Jim Grey on Distributed Computing Economics


I attended Jim Grey's talk at the Organick Memorial Lecture at the University of Utah this afternoon. He spoke on distributed computing economics.

Jim asks:

  • Why is Seti@Home such a great idea?
  • Why is Napster a great idea?
  • Why is the computational grid uneconomic?
  • When does computing on demand work?
  • What is the "right" level of abstraction?
  • Is the "access grid" the real killer app?

Observation #1: Computing is free. 1 CPU day costs $1 (given a computer costs $1000). But the phone bill isn't free. Internet bandwidth costs $50--500/mbps/m So 1GB costs 1$ to send and 1$ to receive.

So Seti@Home requires: send 300KB (costs $03e-4). User computes for 1/2 a day for a benefit of $0.5e-1. The ROI is 1500:1. So Seti@Home is a good idea. The Seti@Home "supercomputer" has 61TF. This is bigger than the top 4 supercomputers in the world put together. They invested zero and got back a computer worth a billion dollars.

Here's Napster: Send 5MB costs $5e-3, or roughly half a penny per song. Both sender and receiver can afford it. Yahoo! has a similar story: $1e-3/page view in advertising revenue against $1e-5/page view cost of serving the page. That's a 100:1 ROI.

But in reality, computing is not free. IBM, HP, Dell and others make billions of dollars selling computers. But, storage makes up 61% of the cost of the computer.

$1 buys:

  • 1 day of CPU time
  • 4 GB ram for a day
  • 1 GB of network bandwidth
  • 1 GB of disk storage for 3 years
  • 10 M database accesses
  • 10 TB of disk access (sequential)
  • 10 TB of LAN bandwidt (bulk)
  • 10KWhrs == 4 days of computer time

Consequences:

  • Beowulf networking is 10,000x cheaper than WAN networking. Factors of 10^5 matter
  • The cheapest way to move TB cross country is sneakernet. 24Hrs = 4MB/s. You can pay $50 for shipping or $1000 for the WAN. Sneakernet is better performing in most cases, more reliable, and cheaper.
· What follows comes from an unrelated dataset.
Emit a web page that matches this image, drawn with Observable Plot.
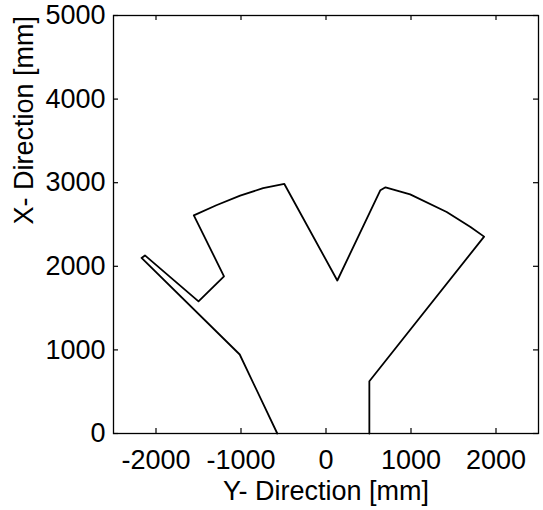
<!DOCTYPE html>
<html>
<head>
<meta charset="utf-8">
<script src="https://cdn.jsdelivr.net/npm/d3@7"></script>
<script src="https://cdn.jsdelivr.net/npm/@observablehq/plot@0.6"></script>
<style>
  html, body { margin: 0; padding: 0; background: #fff; }
</style>
</head>
<body>
<div id="chart"></div>
<script>
// Boundary outline: Y-direction (horizontal, mm) and X-direction (vertical, mm)
const yDirection = [-573, -1015, -2170, -2130, -1500, -1200, -1555, -1290, -1010, -740, -490, 133, 640, 700, 990, 1420, 1700, 1860, 510, 510];
const xDirection = [0, 945, 2100, 2130, 1580, 1880, 2610, 2730, 2845, 2935, 2985, 1830, 2910, 2945, 2860, 2650, 2470, 2355, 625, 0];

const xTicks = [-2000, -1000, 0, 1000, 2000];
const yTicks = [0, 1000, 2000, 3000, 4000, 5000];
const xLabel = "Y- Direction [mm]";
const yLabel = "X- Direction [mm]";

const W = 543, H = 510;
const mL = 113, mR = 5, mT = 15, mB = 77;
const fw = W - mL - mR, fh = H - mT - mB;
const tk = 5;
const font = "'Liberation Sans', Arial, Helvetica, sans-serif";
const fmt = d => String(d);

const chart = Plot.plot({
  width: W,
  height: H,
  marginLeft: mL,
  marginRight: mR,
  marginTop: mT,
  marginBottom: mB,
  style: { fontFamily: font, fontSize: "27px", color: "#000", background: "#fff" },
  x: { domain: [-2500, 2500] },
  y: { domain: [0, 5000] },
  marks: [
    Plot.frame({ stroke: "#000", strokeWidth: 1.3 }),
    Plot.axisX(xTicks, { tickSize: 0, tickPadding: 16, fontSize: 27, label: null, tickFormat: fmt }),
    Plot.axisY(yTicks, { tickSize: 0, tickPadding: 8, fontSize: 27, label: null, tickFormat: fmt }),
    // inward ticks on all four sides
    Plot.tickX(xTicks, { x: d => d, stroke: "#000", strokeWidth: 1.2, insetTop: fh - tk }),
    Plot.tickX(xTicks, { x: d => d, stroke: "#000", strokeWidth: 1.2, insetBottom: fh - tk }),
    Plot.tickY(yTicks, { y: d => d, stroke: "#000", strokeWidth: 1.2, insetRight: fw - tk }),
    Plot.tickY(yTicks, { y: d => d, stroke: "#000", strokeWidth: 1.2, insetLeft: fw - tk }),
    Plot.line(yDirection, { x: yDirection, y: xDirection, stroke: "#000", strokeWidth: 1.8, strokeLinejoin: "round", strokeLinecap: "round" }),
    Plot.text([xLabel], { text: d => d, frameAnchor: "bottom", dy: 58, lineAnchor: "middle", fontSize: 27, fill: "#000" }),
    Plot.text([yLabel], { text: d => d, frameAnchor: "left", dx: -89, rotate: -90, lineAnchor: "middle", fontSize: 27, fill: "#000" })
  ]
});
document.getElementById("chart").appendChild(chart);
</script>
</body>
</html>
To the extent that the computational grid is like MPI where large data sets are transfered for data analysis, it fails on economic grounds. Move the programs to the data, not the data to the programs.

When to export a task:

IF instruction density > 100,000 instructions/byte
AND remote computer is free (i.e. costs you nothing)
THEN ROI > 0
ELSE ROI < 0

Computing on demand is things like Salesforce.com, Oracle.com, and other outsourced application vendors. Computing on demand works for commoditized services. Airlines outsource reservations and banks outsource ATMS, but Amazon, AMEX, Wal-Mart, eTrade, eBay and others can't outsource their core competencies.

What do you outsource? Here's a stack:

  • Disk blocks?
  • Files?
  • SQL?
  • RPC?
  • Applications?

Not very many successful companies at the lower levels of abstraction, but AOL, Google, Hotmail, and Yahoo! are all vibrant examples of applications on the Internet. So, what about SOAs (the RPC level in this stack)? The jury is out. There are some examples of companies economically offering SOA-level services.

Is the Access Grid the next killer app? Jim asks: "What comes after the telephone?" eMail and IM seem too retro: just text and emoticons. Picture phones have been tried since the 60s. The access grid may be the right idea. The access grid is picture phone for groups. This is the "Internet as a billion TV channels" idea as near as I can tell.

The questions afterwards, inspired by the Access Grid comments, were about Mayor Anderson's recent opposition to UTOPIA. Its ironic that he's opposed to building more highways and the technology that would reduce our dependency on them.